Sunday, April 7, 2013

Additional Tidbits on Virtualization Best Practices

With the latest version of hypervisors;  if the right hardware is purchased (using hardware compatibility lists), the infrastructure is properly tuned (best practices are followed), and the virtual infrastructure is designed properly (referenced architectures) most environments will run with 6% overhead or less.  Most database servers do not run with 90% utilization of CPU and memory, so virtualization should be able to run 80 - 90% of the database servers in the world.

DBAs that make a blanket statement that virtualization has too much overhead, can easily be proven wrong so don't say that.  Not with today's hypervisors.  At the same time, I'm not saying every database, business application or Hadoop environment can be virtualized.  What I can say for a fact is that DBAs that are properly aligned with the business and can have a significant impact on reducing CapEX/OPex and increase operational efficiency through virtualization and leveraging the cloud are worth their weight in gold.  :)

There will be a slight increase in CPU due to the hypervisor allocating resources.  Disk latency is minimal if best practices are followed.  Be aware that you should always test these settings to make sure they increase performance and reduce overhead for your specific environment.

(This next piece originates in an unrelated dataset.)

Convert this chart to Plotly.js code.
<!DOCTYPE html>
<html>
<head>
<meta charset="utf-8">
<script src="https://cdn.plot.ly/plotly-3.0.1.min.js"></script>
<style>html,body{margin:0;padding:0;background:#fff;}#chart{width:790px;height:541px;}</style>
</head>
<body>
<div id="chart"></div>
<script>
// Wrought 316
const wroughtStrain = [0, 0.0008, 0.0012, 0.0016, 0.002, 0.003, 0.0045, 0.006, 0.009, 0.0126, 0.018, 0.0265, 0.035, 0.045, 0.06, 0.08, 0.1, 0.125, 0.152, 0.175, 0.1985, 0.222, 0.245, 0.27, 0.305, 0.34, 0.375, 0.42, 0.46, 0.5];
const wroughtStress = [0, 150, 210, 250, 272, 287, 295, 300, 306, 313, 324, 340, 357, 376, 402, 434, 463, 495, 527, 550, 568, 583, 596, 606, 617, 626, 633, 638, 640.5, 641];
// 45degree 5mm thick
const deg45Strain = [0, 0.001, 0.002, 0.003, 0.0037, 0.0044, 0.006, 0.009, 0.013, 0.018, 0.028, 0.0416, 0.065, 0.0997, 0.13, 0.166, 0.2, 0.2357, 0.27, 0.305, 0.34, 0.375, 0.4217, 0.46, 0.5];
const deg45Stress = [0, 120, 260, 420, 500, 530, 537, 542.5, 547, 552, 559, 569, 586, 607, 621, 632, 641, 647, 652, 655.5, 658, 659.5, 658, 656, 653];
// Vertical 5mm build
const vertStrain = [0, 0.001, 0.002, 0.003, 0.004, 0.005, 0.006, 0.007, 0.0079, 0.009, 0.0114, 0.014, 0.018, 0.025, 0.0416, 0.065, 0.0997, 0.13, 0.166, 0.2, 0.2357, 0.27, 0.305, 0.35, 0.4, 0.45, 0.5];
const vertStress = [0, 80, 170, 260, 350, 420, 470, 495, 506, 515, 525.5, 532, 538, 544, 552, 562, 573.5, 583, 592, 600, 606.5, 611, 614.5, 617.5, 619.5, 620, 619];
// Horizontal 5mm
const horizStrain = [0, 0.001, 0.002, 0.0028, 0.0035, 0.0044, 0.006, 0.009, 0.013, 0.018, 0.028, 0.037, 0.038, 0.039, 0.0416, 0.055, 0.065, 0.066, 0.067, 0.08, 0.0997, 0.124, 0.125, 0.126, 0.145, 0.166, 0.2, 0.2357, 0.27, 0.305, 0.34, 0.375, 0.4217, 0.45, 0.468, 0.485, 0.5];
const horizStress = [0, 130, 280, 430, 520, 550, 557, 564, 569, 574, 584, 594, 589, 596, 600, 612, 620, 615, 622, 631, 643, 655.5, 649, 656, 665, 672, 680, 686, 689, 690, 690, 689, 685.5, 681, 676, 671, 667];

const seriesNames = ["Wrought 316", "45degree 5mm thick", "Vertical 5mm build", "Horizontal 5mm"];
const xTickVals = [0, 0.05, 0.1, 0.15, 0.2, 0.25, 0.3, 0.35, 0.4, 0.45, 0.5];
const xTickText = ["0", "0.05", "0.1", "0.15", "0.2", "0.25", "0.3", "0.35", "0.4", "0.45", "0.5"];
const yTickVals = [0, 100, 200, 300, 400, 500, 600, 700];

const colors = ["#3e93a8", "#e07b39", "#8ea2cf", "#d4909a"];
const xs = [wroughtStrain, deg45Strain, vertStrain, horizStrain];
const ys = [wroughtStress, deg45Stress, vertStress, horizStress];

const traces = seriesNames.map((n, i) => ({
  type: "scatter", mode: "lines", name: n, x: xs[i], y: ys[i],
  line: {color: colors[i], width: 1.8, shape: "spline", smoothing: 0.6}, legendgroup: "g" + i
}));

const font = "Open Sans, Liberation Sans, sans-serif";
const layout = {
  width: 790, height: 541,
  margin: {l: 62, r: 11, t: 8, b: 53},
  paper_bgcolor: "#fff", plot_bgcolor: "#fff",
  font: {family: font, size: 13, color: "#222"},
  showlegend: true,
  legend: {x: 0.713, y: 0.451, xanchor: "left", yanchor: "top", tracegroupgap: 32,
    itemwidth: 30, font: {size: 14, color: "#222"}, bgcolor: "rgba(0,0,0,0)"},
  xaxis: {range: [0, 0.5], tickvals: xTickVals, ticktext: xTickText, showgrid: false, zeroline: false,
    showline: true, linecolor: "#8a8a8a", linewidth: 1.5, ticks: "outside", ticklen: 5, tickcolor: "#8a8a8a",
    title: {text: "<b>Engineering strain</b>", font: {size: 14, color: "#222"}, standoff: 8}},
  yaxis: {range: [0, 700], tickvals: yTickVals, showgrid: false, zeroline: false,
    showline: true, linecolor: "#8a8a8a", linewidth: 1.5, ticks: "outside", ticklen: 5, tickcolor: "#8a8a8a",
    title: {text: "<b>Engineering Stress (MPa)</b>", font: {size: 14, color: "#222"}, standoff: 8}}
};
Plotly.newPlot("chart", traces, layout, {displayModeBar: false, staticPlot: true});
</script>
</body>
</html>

  • VMware uses binary translation and paravirtualzation.  Using the right network drivers is very important.
  • Consolidation through virtualization allows you to leverage your CAPEx and OPEx but never over commit production or SLA sensitive environments. Get the most of what you have to leverage your hardware just be careful with overcommitment.
  • Leverage Hardware Assist with VT and memory management.
  • Set Static High Performance.
  • Consider disabling C-states.
  • Latest versions of OS, network drivers, virtual tools, CPUs, memory all improve performance and reduce overhead in virtualization.
  • Try to stay away from CPU affinity.
  • Stay away form Direct Path I/O unless you absolutely need the additional few percentages performance it gives you.
  • Consider interrupt coalescing.  Adaptive coalescing is usually something to avoid with latency sensitive environments.
  • Try to keep all NUMA access within one socket.  Disable Node Interweaving in BIOS.
  • Horizontal scaling can be effective with virtual infrastructures and Hadoop.
  • Hadoop master servers can significantly leverage virtualization.  However, thoroughly test and make sure you have the skill set to run Hadoop in a virtualized environment. 
  • If virtualizing Hadoop data servers make sure you have throughly tested the HVE patches and they are working correctly in your Hadoop distribution.